Iwerks himself revisited the concept when he directed The Columbia Color Rhapsody entitled Skeleton Frolic (1937). It is very similar to The Skeleton Dance in tone and action but in full, rich color and with much more use of extreme perspective and detail.
Is it Halloween again already? Since my state went back into lockdown, I’ve lost all track of time. Anyway, it’s always a pleasure to watch “The Skeleton Dance”. Every time I do, I notice something different. It just occurred to me that the gag where the skeleton does the Charleston, then a brand new dance craze, must have gotten a huge laugh back in the day.
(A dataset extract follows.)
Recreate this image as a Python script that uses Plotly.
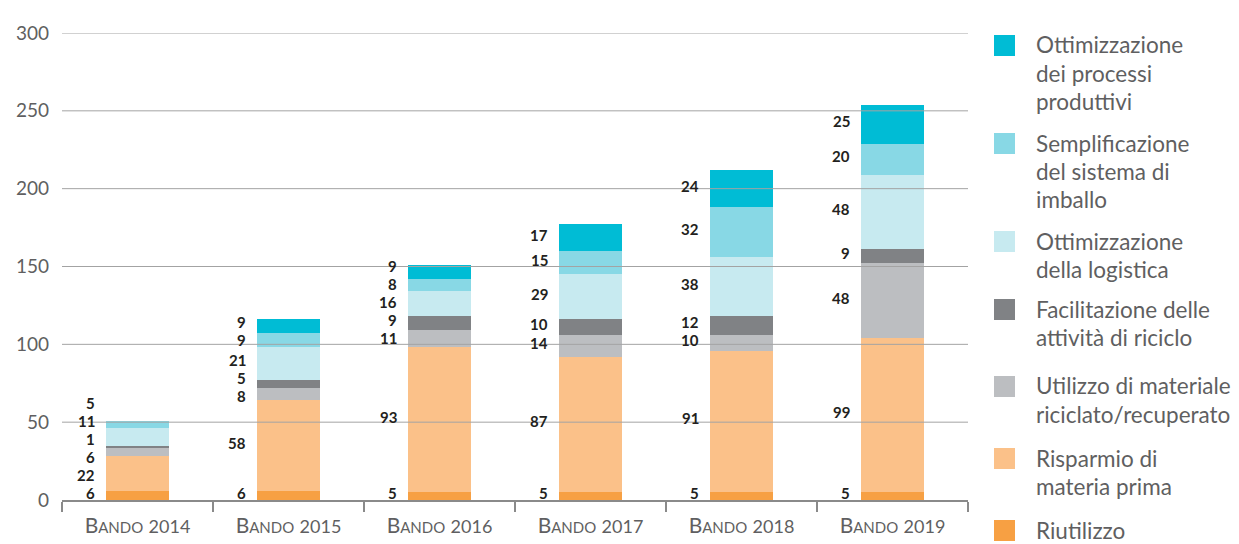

The success of “The Skeleton Dance” no doubt inspired Disney, Iwerks and Stalling to revisit that theme in the Mickey Mouse cartoon “The Haunted House” later in 1929. Some parts of the earlier cartoon — the dancing skeleton quartet, the bats flying at the viewer, the hairy spider descending on a thread and then crawling offscreen — were reused literally. In contrast to “The Skeleton Dance”, the animation and inking in “The Haunted House” vary in quality from scene to scene. Sometimes the spaces between the ribs are inked in solid black, giving the rib cage the appearance of a flat shield; however, in the brilliantly animated sequence where the skeleton is playing itself like a xylophone, the bones are inked with greater care, and the rib cage has vivid depth and dimension. As in “The Skeleton Dance”, Stalling composed an original foxtrot, also in a minor key.
Two years later, Iwerks and Stalling collaborated on yet another macabre cartoon, “Spooks”, starring Flip the Frog. Flip, like Mickey in “The Haunted House”, seeks shelter from a storm in a spooky old house inhabited by living skeletons. Amusingly, both Flip and Mickey respond to the skeleton’s deep-voiced commands with a compliant “Yes, ma’am!” Both cartoons end with the hero escaping from the house and fleeing over the horizon. “Spooks” has a sequence where Flip dances with a skeleton flapper, but otherwise the cartoon relies more on gags than on music — though a song that would later be used in the Flip cartoon “Funny Face” is played here, as an instrumental, in a minor key.
No wonder “Skeleton Frolic” is such a good cartoon: by then Iwerks had accumulated a fair amount of experience in directing animated skeleton musicals! Too bad there was never a dedicated series of macabre musical cartoons, whether Mysterious Melodies or Haunted Harmonies. The potential was certainly there.
The best part of “Skeleton Frolic” is when the skeleton flutist gives the finger to the skeleton conductor as he plays a sour note that just happens to be in the score. Now there’s a skeleton after my own heart!
Thanks much. l feel most of us love this film. Did not know it was Grieg. https://www.youtube.com/watch?v=ALCpt_ScLl0 , https://www.youtube.com/watch?v=LusZUmeCt_E .
To promote the Disney Silly Symphony Collection on vinyl LPs,Walt Disney Records put a 10″ single of The Skeleton Dance/Three Little Pigs. While also available in the Symphony set,this single with distinct artwork was limited to 2500 during 2016’s Record Store Day.
Let’s not forget the one woman who inked & painted the thousands of cels required to complete “The Skeleton Dance” — Mary Tebb! This legendary artist within Ink & Paint ran Ub’s I&P teams at Iwerks Studio, and after a brief run at other studios, returned to Disney where she supervised color models on Disney shorts & features for many years!
Jumping the gun? Not at all. July is the best time to order Halloween decorations before the prices go up in September, and trick or treat candy will be in the stores any day now.